When one introduces non-linear processing (such as in some types of demosaicing, LUTs or curves) things become more complex because of the introduced non-linearities, not because of the perceived fanciness of a space.

They don’t make any difference for the fitting, only for the white balancing. I have found that CAT16 gives lower delta E pretty much all the time. Previously, I thought that Bradford had a slight advantage for daylight (I read it somewhere), but testing it shows that CAT16 is better in all the cases I have tested (daylight, tungsten and shitty CRI LED).

ICC profiles are only a container. The input profiles are always matrices if you do it the standard way, ICC or not. Then, ICC can be LUT too, but LUT are a double-edged sword (theoritically more accurate than matrices, but also less forgiving to any user mistake during calibration and not exposure-invariant – general advice is to stay away from that).

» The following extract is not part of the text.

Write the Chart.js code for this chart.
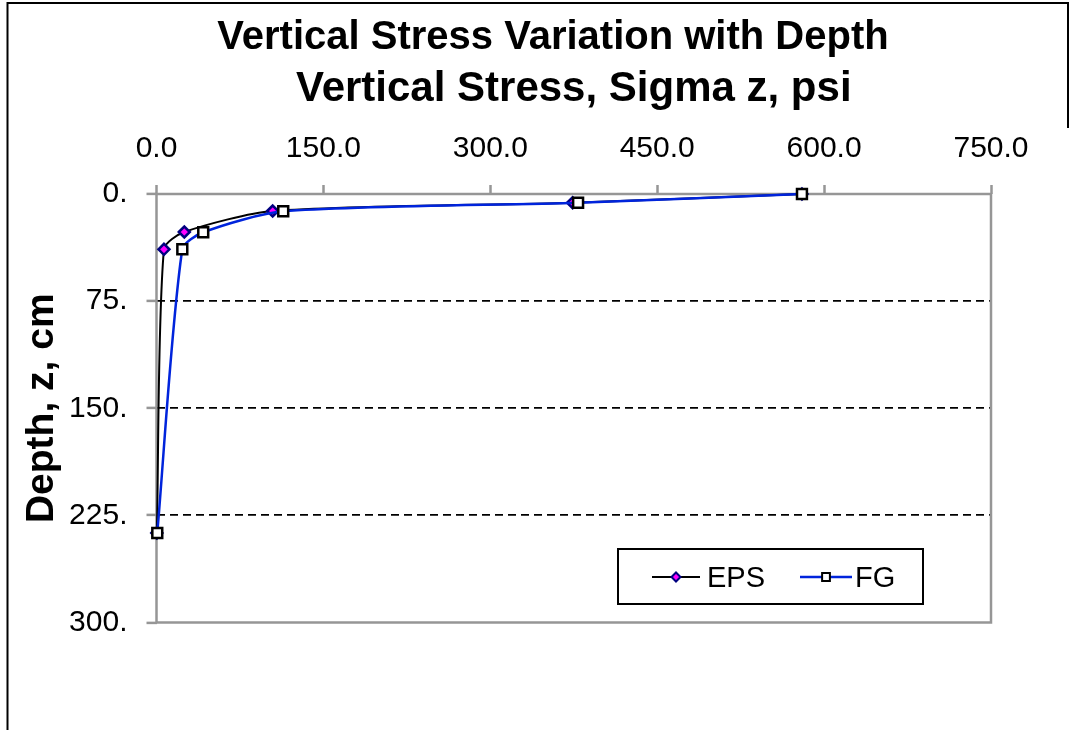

Calibration module does not replace input profiles, it only complements it. I tried to bypass the input color profile at all, and use only the color calibration module, it gives really weird results. Having a first rough color matching helps the calibration. There are numerical issues at play here, in the solver.

Yes.

The algo is the same, only it is applied in a different space.

Color calibration white balance also adjust the R, G, B coeffs, but in a special RGB space designed just for that.

Yes and no, what you say is too broad. Matrices multiplications are not associative, so the order of application matters. Also, if you perform a least-squares fitting, you will get a better or worse fit depending on how your values are normalized and how your matrix is conditioned, so doing WB before matrix fitting or matrix fitting before WB does not produce the same fitting quality. Plus we are dealing with numeric computations, so roundings errors are to be taken into account, and make things slightly less nice than linear algebra theory.